Because oxygen bleaches like sodium percarbonate break down into nothing more than oxygen, water and soda ash, they’re considered to be far more environmentally friendly than chlorinated bleaches, and they’re great at breaking down organic stains — food, drinks, grass, dirt and bodily fluids — and killing bacteria. If you need to remove grease or some kind of synthetic stain, however, you might need to bring in some chlorinated bleach. But of course, chlorinated bleaches should only really be used on white clothes, unless you’re going for a tie-dye look.
2) Sodium Carbonate: Sodium carbonate is just another name for soda ash, and like we just explained, it boosts the pH of your laundry water, which helps stain molecules get rinsed away easily and can kill any lingering germs.
3) Surfactants: Surfactants reduce the surface tension between whatever’s causing your stain and the fabric that the stain is latched onto, so it can be easily rinsed away. Surfactants also just plain help clean your laundry. We can’t really say exactly what these surfactants are, since OxiClean doesn’t go into further detail, but keep in mind that most surfactants can irritate the eyes, skin and lungs if placed directly on the skin, consumed or breathed in. In other words, avoid doing anything with OxiClean other than cleaning.
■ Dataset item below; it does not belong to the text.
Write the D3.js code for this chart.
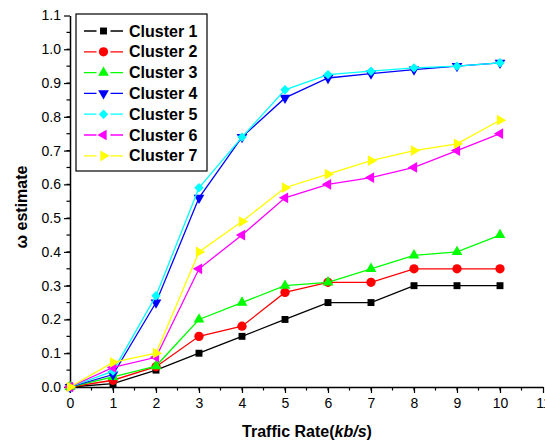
<!DOCTYPE html>
<html>

<head>
    <title>Cluster estimate</title>
    <script src="https://d3js.org/d3.v7.min.js"></script>
    <style>
        body {
            margin: 0;
            background: #fff;
        }

        svg text {
            font-family: "Liberation Sans", Arial, sans-serif;
        }

        .tick text {
            font-size: 14px;
            fill: #000;
        }

        .axis-title {
            font-size: 16px;
            font-weight: bold;
        }

        .legend-label {
            font-size: 16px;
            font-weight: bold;
        }
    </style>
</head>

<body>
<script>
    var w = 545;
    var h = 443;

    var rates = [0, 1, 2, 3, 4, 5, 6, 7, 8, 9, 10];
    var xTicks = [0, 1, 2, 3, 4, 5, 6, 7, 8, 9, 10, 11];
    var yTicks = [0, 0.1, 0.2, 0.3, 0.4, 0.5, 0.6, 0.7, 0.8, 0.9, 1.0, 1.1];

    var clusterNames = ["Cluster 1", "Cluster 2", "Cluster 3", "Cluster 4", "Cluster 5", "Cluster 6", "Cluster 7"];
    var cluster1 = [0, 0.01, 0.05, 0.10, 0.15, 0.20, 0.25, 0.25, 0.30, 0.30, 0.30];
    var cluster2 = [0, 0.02, 0.06, 0.15, 0.18, 0.28, 0.31, 0.31, 0.35, 0.35, 0.35];
    var cluster3 = [0, 0.03, 0.062, 0.20, 0.25, 0.30, 0.31, 0.35, 0.39, 0.40, 0.45];
    var cluster4 = [0, 0.037, 0.25, 0.56, 0.74, 0.856, 0.915, 0.928, 0.94, 0.95, 0.96];
    var cluster5 = [0, 0.047, 0.27, 0.59, 0.74, 0.88, 0.925, 0.935, 0.945, 0.95, 0.96];
    var cluster6 = [0, 0.058, 0.088, 0.35, 0.45, 0.56, 0.60, 0.62, 0.65, 0.70, 0.75];
    var cluster7 = [0, 0.073, 0.10, 0.40, 0.49, 0.59, 0.63, 0.67, 0.70, 0.72, 0.79];

    var allSeries = [cluster1, cluster2, cluster3, cluster4, cluster5, cluster6, cluster7];
    var colors = ["#000000", "#ff0000", "#00ff00", "#0000ff", "#00ffff", "#ff00ff", "#ffff00"];

    var padLeft = 70, padBottom = 387, padTop = 15.5, padRight = 543;

    var x = d3.scaleLinear().domain([0, 11]).range([padLeft, padRight]);
    var y = d3.scaleLinear().domain([0, 1.1]).range([padBottom, padTop]);

    var svg = d3.select("body")
        .append("svg")
        .attr("width", w)
        .attr("height", h);

    // minor ticks
    var xMinor = d3.range(0, 11, 0.5);
    var yMinor = d3.range(0, 1.1, 0.05);

    svg.append("g")
        .selectAll("line")
        .data(xMinor)
        .enter()
        .append("line")
        .attr("x1", function (d) { return x(d); })
        .attr("x2", function (d) { return x(d); })
        .attr("y1", padBottom)
        .attr("y2", padBottom + 3.5)
        .attr("stroke", "#000")
        .attr("stroke-width", 1.2);

    svg.append("g")
        .selectAll("line")
        .data(yMinor)
        .enter()
        .append("line")
        .attr("y1", function (d) { return y(d); })
        .attr("y2", function (d) { return y(d); })
        .attr("x1", padLeft)
        .attr("x2", padLeft - 3.5)
        .attr("stroke", "#000")
        .attr("stroke-width", 1.2);

    svg.append("g")
        .attr("transform", "translate(0," + padBottom + ")")
        .call(d3.axisBottom(x).tickValues(xTicks).tickSize(6).tickSizeOuter(0).tickPadding(5).tickFormat(d3.format("d")));

    svg.append("g")
        .attr("transform", "translate(" + padLeft + ",0)")
        .call(d3.axisLeft(y).tickValues(yTicks).tickSize(6).tickSizeOuter(0).tickPadding(3).tickFormat(d3.format(".1f")));

    svg.selectAll(".domain").attr("stroke", "#000").attr("stroke-width", 1.5);
    svg.selectAll(".tick line").attr("stroke", "#000").attr("stroke-width", 1.2);

    svg.append("text")
        .attr("class", "axis-title")
        .attr("x", 307)
        .attr("y", 437)
        .attr("text-anchor", "middle")
        .html("Traffic Rate(<tspan font-style='italic'>kb/s</tspan>)");

    svg.append("text")
        .attr("class", "axis-title")
        .attr("transform", "translate(27,207) rotate(-90)")
        .attr("text-anchor", "middle")
        .text("\u03c9 estimate");

    var symbols = [d3.symbolSquare, d3.symbolCircle, d3.symbolTriangle, d3.symbolTriangle, d3.symbolSquare, d3.symbolTriangle, d3.symbolTriangle];
    var sizes = [48, 68, 50, 50, 44, 50, 50];
    var rotations = [0, 0, 0, 180, 45, -90, 90];

    function marker(g, i) {
        g.append("path")
            .attr("d", d3.symbol().type(symbols[i]).size(sizes[i]))
            .attr("transform", "rotate(" + rotations[i] + ")")
            .attr("fill", colors[i]);
    }

    var line = d3.line()
        .x(function (d, i) { return x(rates[i]); })
        .y(function (d) { return y(d); });

    allSeries.forEach(function (values, i) {
        svg.append("path")
            .attr("d", line(values))
            .attr("fill", "none")
            .attr("stroke", colors[i])
            .attr("stroke-width", 1.3);

        values.forEach(function (v, j) {
            var g = svg.append("g")
                .attr("transform", "translate(" + x(rates[j]) + "," + y(v) + ")");
            marker(g, i);
        });
    });

    // legend
    var legend = svg.append("g");
    legend.append("rect")
        .attr("x", 76)
        .attr("y", 14)
        .attr("width", 131)
        .attr("height", 157)
        .attr("fill", "#fff")
        .attr("stroke", "#000")
        .attr("stroke-width", 1.2);

    clusterNames.forEach(function (name, i) {
        var cy = 31 + i * 20.8;
        legend.append("line")
            .attr("x1", 84)
            .attr("x2", 123)
            .attr("y1", cy)
            .attr("y2", cy)
            .attr("stroke", colors[i])
            .attr("stroke-width", 1.3);
        var g = legend.append("g")
            .attr("transform", "translate(103.5," + cy + ")");
        g.append("rect")
            .attr("x", -7).attr("y", -6).attr("width", 14).attr("height", 12)
            .attr("fill", "#fff");
        marker(g, i);
        legend.append("text")
            .attr("class", "legend-label")
            .attr("x", 129)
            .attr("y", cy + 5.5)
            .text(name);
    });
</script>
</body>

</html>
4) Polymer: Polymers are chemical compounds with molecules bonded together in long, repeating chains, and again, we don’t really know what this polymer is. But chances are, it works as a stabilizing agent, keeping OxiClean fresh and working appropriately.
The Takeaway
Going by the ingredients we have at our disposal, OxiClean is a relatively safe and environmentally friendly way to remove stains. It essentially cleans by blasting stains with bubbles, which is wholesome as hell and seems to get the job done in many cases, unless you’ve been playing in oil and car sludge. It would be nice if we could see all the ingredients, though.